Soul Searcher asks: Basic personal hygiene – do you really need to be
reminded?
Scenario 3:
If I were directing a movie in which the innocent
protagonist is carried off to Bedlam, I’d want to include a scene a bit like
this:
Action: [Heroine’s name] POV as she is marched through the
ward. On all sides, madmen and simpletons drool and leer, their faces horribly
contorted, eyes wild, laughing and howling. Hands reach out to grasp at her.
She turns from side to side as the faces loom nearer.
And if I were a casting agent, I know just the man I’d choose
for the close up of the leering simpleton, because he “greeted” me at a church
I attended recently.
I felt myself recoiling from him, and even as I did so I
reproved myself for reacting in this way. What an unchristian attitude! The
poor man can’t help the way he looks. But it was pure instinct to be scared of
this man with the weird, unsettling stare and the slow, creepy smile. He was
the kind of man you’d hide from if you were a child, and if you were a parent
you would be at pains to reassure your frightened children that the funny looking
man isn’t actually going to hurt them.
Soul Searcher asks: Would you want your child to encounter a
man like this? And do you really think he’s the best guy to put up front, even
if he did volunteer and is a nice chap once you get to know him?
Take a leaf out of the airlines’ book. The cabin staff
smile, look you in the eye, tell you where to sit and give the impression that
they know what they’re doing and that you’re safe with them.
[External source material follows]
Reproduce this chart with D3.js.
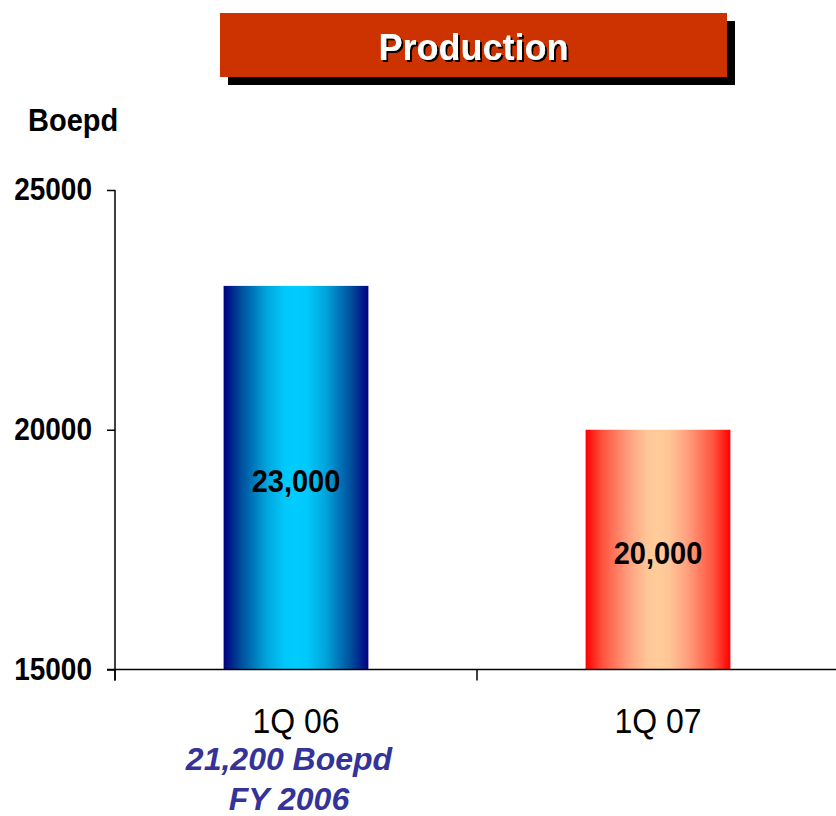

After all, not everybody is as devout or self-mortifying as
Dorothy in George Orwell’s “The Clergyman’s Daughter”:
“Dorothy remained on her feet a moment longer. Miss Mayfill was creeping towards the
altar with slow, tottering steps. She could barely walk, but she took bitter
offence if you offered to help her. In her ancient, bloodless face her mouth
was surprisingly large, loose, and wet. The underlip, pendulous with age,
slobbered forward, exposing a strip of gum and a row of false teeth as yellow as
the keys of an old piano. On the upper lip was a fringe of dark, dewy
moustache. It was not an appetizing mouth; not the kind of mouth that you would
like to see drinking out of your cup. Suddenly, spontaneously, as though the
Devil himself had put it there, the prayer slipped from Dorothy 'Beasts of
England's lips: O God, let me not have
to take the chalice after Miss Mayfill!
The next moment, in self-horror, she grasped the meaning of
what she had said, and wished that she had bitten her tongue in two rather than
utter that deadly blasphemy upon the altar steps. She drew the pin again from
her lapel and drove it into her arm so hard that it was all she could do to
suppress a cry of pain. Then she stepped to the altar and knelt down meekly on
Miss Mayfill's left, so as to make quite sure of taking the chalice after her.”